The Halifax Resolves Chapter of the Sons of the American Revolution held its annual wreath-laying ceremony during Sunday’s Resolves Day observances.

The event included speakers and the unveiling of a new marker located beside one erected in 1950 which marks the spot of the first courthouse in Halifax where the Fourth Provincial Congress met from April 4 through May 15, 1776 and adopted the Halifax Resolves on April 12 of that year.

The original marker was erected by the N.C. State Highway and Public Works Commission and the N.C. Society for Preservation of Antiquities.

The new marker explains the original marker was relocated and rededicated by the Resolves Chapter on the semiquincentennial of the adoption of the Resolves.

The SAR also inducted Governor Josh Stein into the society shortly before he gave his keynote address during the annual program held by the Halifax Historical Restoration Association.

The governor’s ties to the American Revolution are through Aaron Willson who was born in 1758 in Petersham, Massachusetts — per his pension deposition — though some accounts place his birth in Winchester, New Hampshire.

In 1775, the year of the Battle of Bunker Hill, he excavated a canal on West Street in Keene, reflecting his early involvement in local civic labor. The following year, in June 1776, he enlisted for five months as a private in Captain James Wetherbe’s Company in Colonel Isaac Wyman’s Regiment of New Hampshire militia. He marched to Ticonderoga and was stationed on Mount Independence, where he served the full term of his enlistment and was discharged about early December, completing approximately five months and five days of service.

In 1777, during the Burgoyne campaign, an express call for men prompted him to volunteer for an alarm expedition. He served under Major Davis Howlett of Keene, and under a colonel identified in the record as either Ellis or Ashley. The detachment marched as far as Rutland, Vermont, and several miles beyond before being ordered to return home, having been absent for about 10 days. Later that same year, he again responded to an alarm following the burning of Royalton, Vermont. He rendezvoused at Charlestown, New Hampshire, and served under Major Howlett for approximately 22 days. Throughout these services, he stated that he volunteered and marched from Keene.

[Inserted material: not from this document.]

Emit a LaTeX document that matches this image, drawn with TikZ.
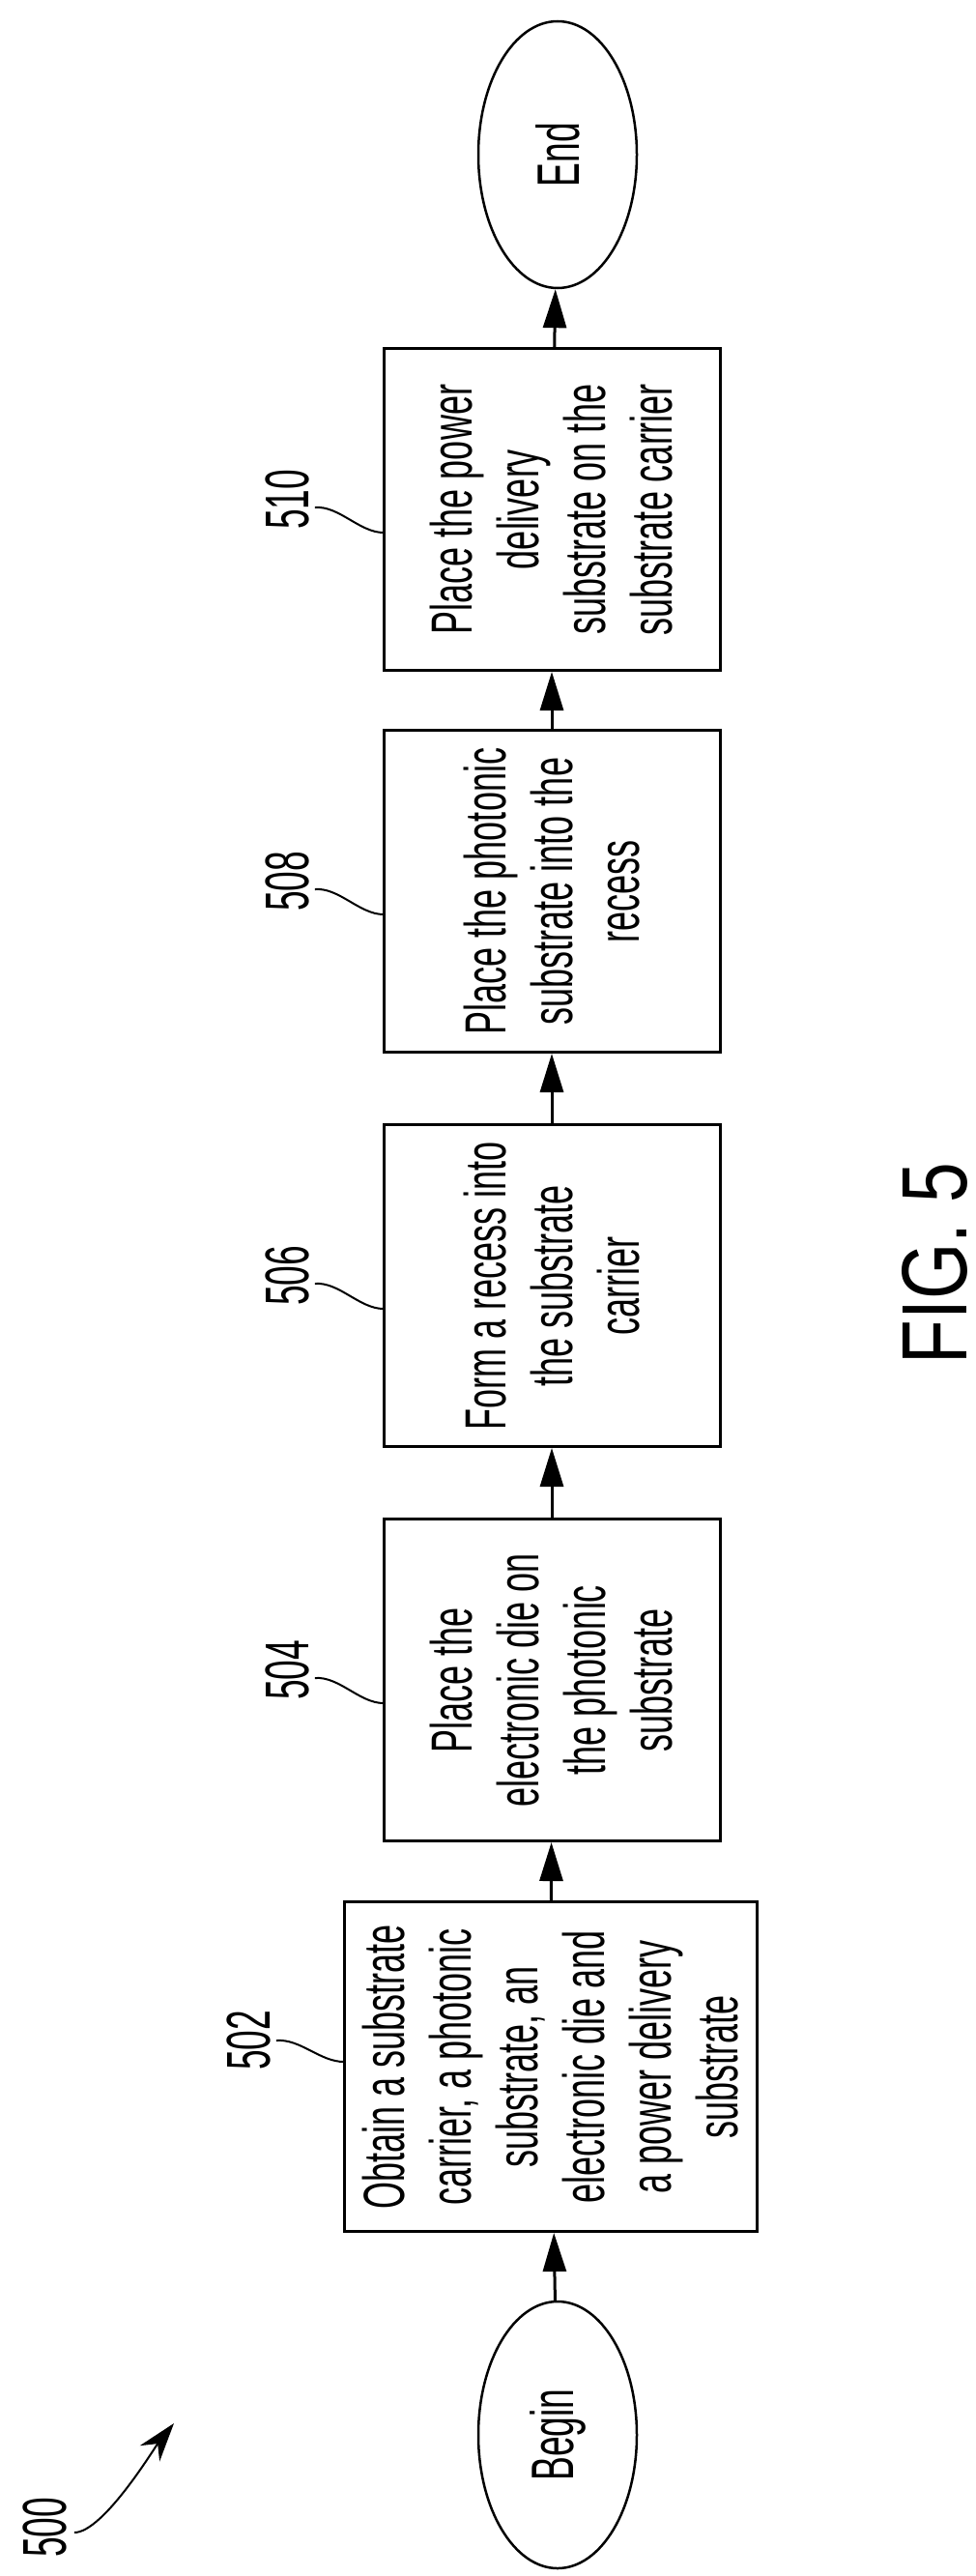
\documentclass[tikz,border=0pt]{standalone}
\usepackage{fontspec}
\usetikzlibrary{shapes.geometric,arrows.meta}
\newfontfamily\boxf[FakeStretch=0.6]{Liberation Sans}
\newfontfamily\labf[FakeStretch=0.58]{Liberation Sans}
\newfontfamily\figf[FakeStretch=0.78]{Liberation Sans}
\begin{document}
\begin{tikzpicture}[x=1pt,y=-1pt,
  box/.style={draw,line width=3pt,rotate=90,inner sep=0pt,align=center,
    minimum width=333pt,minimum height=348pt,font=\boxf\fontsize{60}{69}\selectfont},
  term/.style={draw,ellipse,line width=2.5pt,rotate=90,inner sep=0pt,
    minimum width=276pt,minimum height=164pt,font=\boxf\fontsize{62}{69}\selectfont},
  lab/.style={rotate=90,inner sep=0pt,font=\labf\fontsize{64}{64}\selectfont},
  lead/.style={line width=2pt},
  flow/.style={line width=3pt,-{Triangle[length=40pt,width=24pt]}}]
\useasboundingbox (0,0) rectangle (1009,2665);
\node[term] (end) at (577,160) {End};
\node[box] (b510) at (571,527) {Place the power\\delivery\\substrate on the\\substrate carrier};
\node[box] (b508) at (571,922) {Place the photonic\\substrate into the\\recess};
\node[box] (b506) at (571,1330) {Form a recess into\\the substrate\\carrier};
\node[box] (b504) at (571,1738) {Place the\\electronic die on\\the photonic\\substrate};
\node[box,minimum width=341pt,minimum height=427pt] (b502) at (570,2138) {Obtain a substrate\\carrier, a photonic\\substrate, an\\electronic die and\\a power delivery\\substrate};
\node[term] (begin) at (577,2519) {Begin};
\draw[flow] (begin) -- (b502);
\draw[flow] (b502) -- (b504);
\draw[flow] (b504) -- (b506);
\draw[flow] (b506) -- (b508);
\draw[flow] (b508) -- (b510);
\draw[flow] (b510) -- (end);
\node[lab] (l510) at (297,517) {510};
\node[lab] (l508) at (297,912) {508};
\node[lab] (l506) at (297,1320) {506};
\node[lab] (l504) at (297,1728) {504};
\node[lab] (l502) at (257,2111) {502};
\coordinate (e510) at (397,551);
\coordinate (e508) at (397,946);
\coordinate (e506) at (397,1354);
\coordinate (e504) at (397,1762);
\coordinate (e502) at (356,2133);
\foreach \n in {510,508,506,504}{
  \draw[lead] ([xshift=6pt,yshift=-8pt]l\n.south) .. controls +(25,-2) and +(-25,0) .. (e\n);
}
\draw[lead] ([xshift=6pt]l502.south) .. controls +(25,-2) and +(-25,0) .. (e502);
\node[lab] (l500) at (46,2615) {500};
\coordinate (t500) at (180,2507);
\draw[line width=2pt,-{Stealth[length=40pt,width=26pt]}] ([xshift=8pt,yshift=-5pt]l500.south) .. controls +(30,0) and +(-20,25) .. (t500);
\node[rotate=90,inner sep=0pt,font=\figf\fontsize{96}{96}\selectfont] (fig) at (967,1307) {FIG. 5};
\end{tikzpicture}
\end{document}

He later applied for and received a pension under the Act of 7 June 1832, based on his Revolutionary War service, with his declaration made in June 1833 in Cheshire County, New Hampshire. Supporting testimony was provided by Samuel Bassett of Keene, who had known him for about sixty years and recalled his service, and by John S. Blake, who served alongside him in 1776 at Mount Independence.